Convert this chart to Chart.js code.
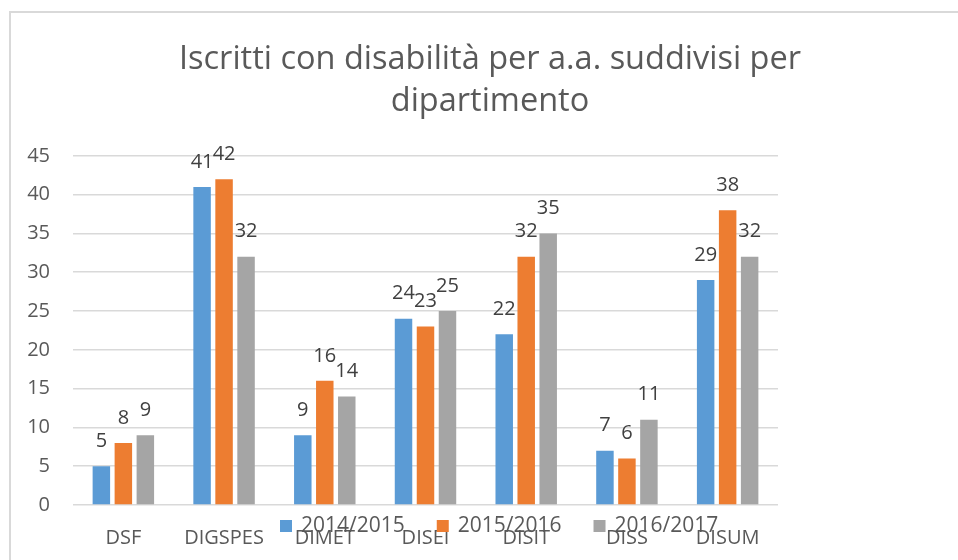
--
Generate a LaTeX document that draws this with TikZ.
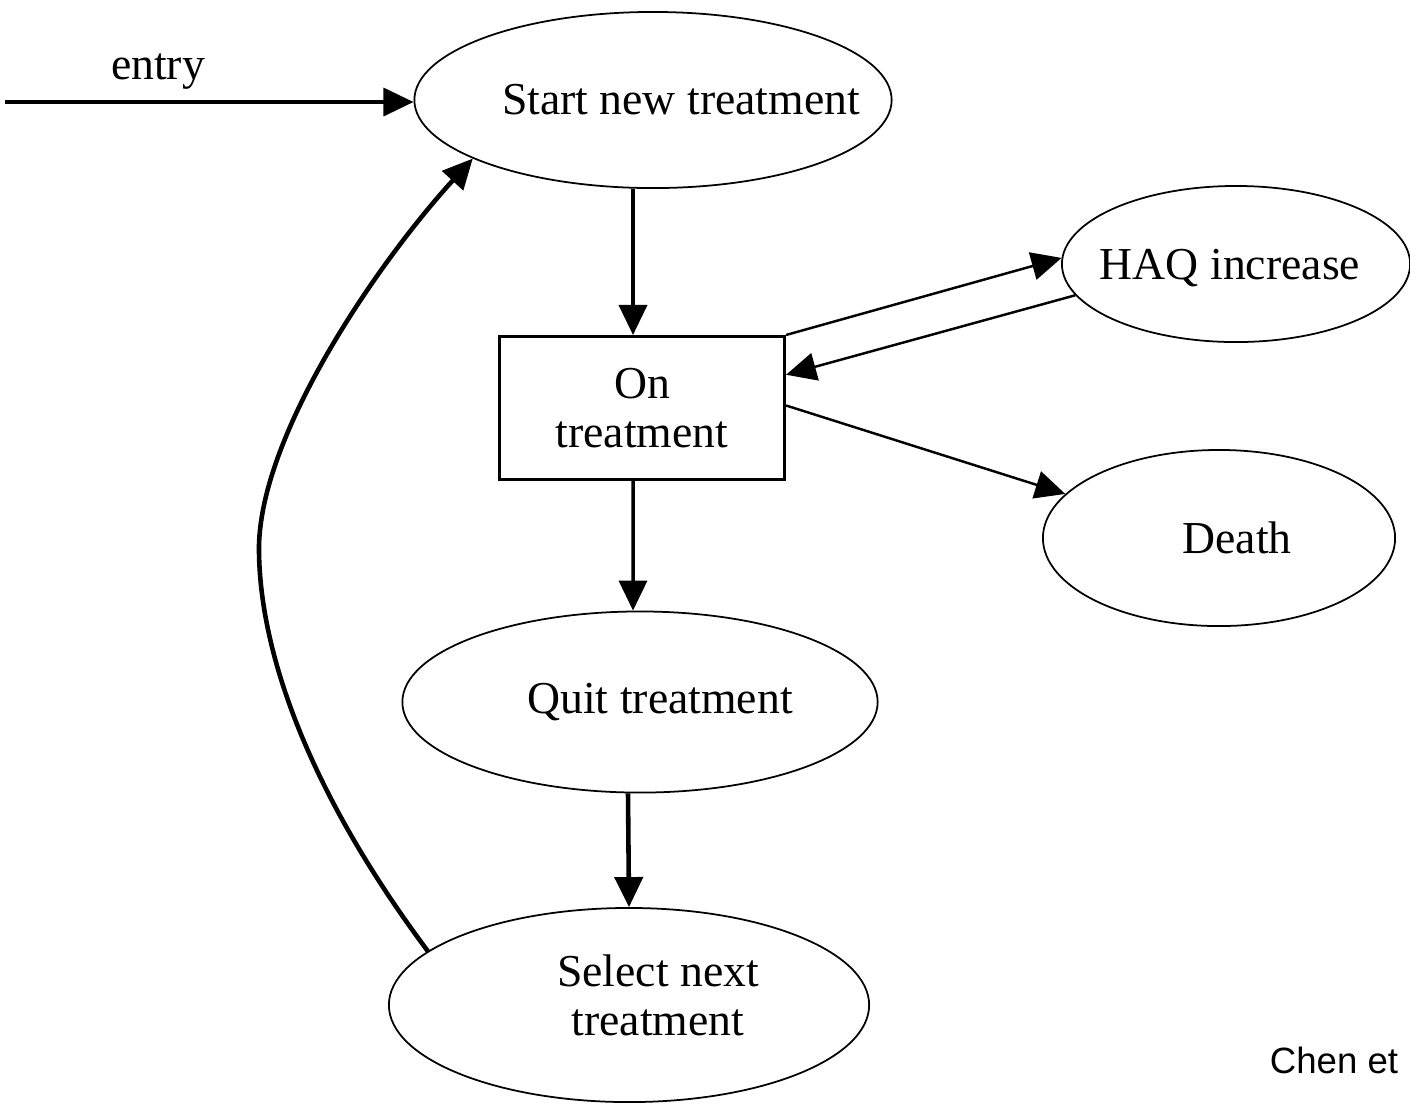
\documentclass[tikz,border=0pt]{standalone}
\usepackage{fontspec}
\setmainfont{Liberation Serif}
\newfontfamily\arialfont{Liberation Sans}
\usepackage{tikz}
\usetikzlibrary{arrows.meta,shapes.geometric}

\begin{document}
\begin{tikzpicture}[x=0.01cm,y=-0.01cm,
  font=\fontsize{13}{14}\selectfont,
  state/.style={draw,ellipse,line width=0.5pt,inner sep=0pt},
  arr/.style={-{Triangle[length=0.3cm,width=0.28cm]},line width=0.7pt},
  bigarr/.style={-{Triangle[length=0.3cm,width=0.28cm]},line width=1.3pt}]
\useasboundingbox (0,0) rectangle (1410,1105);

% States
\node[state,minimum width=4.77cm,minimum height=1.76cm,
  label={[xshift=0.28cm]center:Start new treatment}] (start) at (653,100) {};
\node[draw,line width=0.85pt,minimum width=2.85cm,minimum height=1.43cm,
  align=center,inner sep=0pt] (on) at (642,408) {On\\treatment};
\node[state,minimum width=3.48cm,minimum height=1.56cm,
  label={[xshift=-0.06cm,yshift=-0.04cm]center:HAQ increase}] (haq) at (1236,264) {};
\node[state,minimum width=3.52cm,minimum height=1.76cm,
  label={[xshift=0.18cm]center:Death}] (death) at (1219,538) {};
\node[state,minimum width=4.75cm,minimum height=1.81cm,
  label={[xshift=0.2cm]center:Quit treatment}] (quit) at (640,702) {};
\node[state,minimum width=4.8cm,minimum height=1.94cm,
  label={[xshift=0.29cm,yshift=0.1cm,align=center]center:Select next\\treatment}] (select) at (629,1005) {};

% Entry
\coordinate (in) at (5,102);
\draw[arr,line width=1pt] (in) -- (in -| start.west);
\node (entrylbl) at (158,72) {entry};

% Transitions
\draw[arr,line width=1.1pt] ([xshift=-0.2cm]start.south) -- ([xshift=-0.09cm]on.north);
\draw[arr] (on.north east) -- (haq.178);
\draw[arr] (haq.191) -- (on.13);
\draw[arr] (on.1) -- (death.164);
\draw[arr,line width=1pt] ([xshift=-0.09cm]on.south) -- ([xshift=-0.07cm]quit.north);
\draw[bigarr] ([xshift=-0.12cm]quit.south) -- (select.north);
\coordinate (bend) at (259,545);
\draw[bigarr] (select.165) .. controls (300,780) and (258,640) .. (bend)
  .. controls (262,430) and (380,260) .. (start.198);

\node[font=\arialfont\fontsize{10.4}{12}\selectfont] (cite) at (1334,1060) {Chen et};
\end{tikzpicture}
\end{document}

To be done:
Identify every line above that includes the word "this", and show those lines.

Correct output:
Convert this chart to Chart.js code.
Generate a LaTeX document that draws this with TikZ.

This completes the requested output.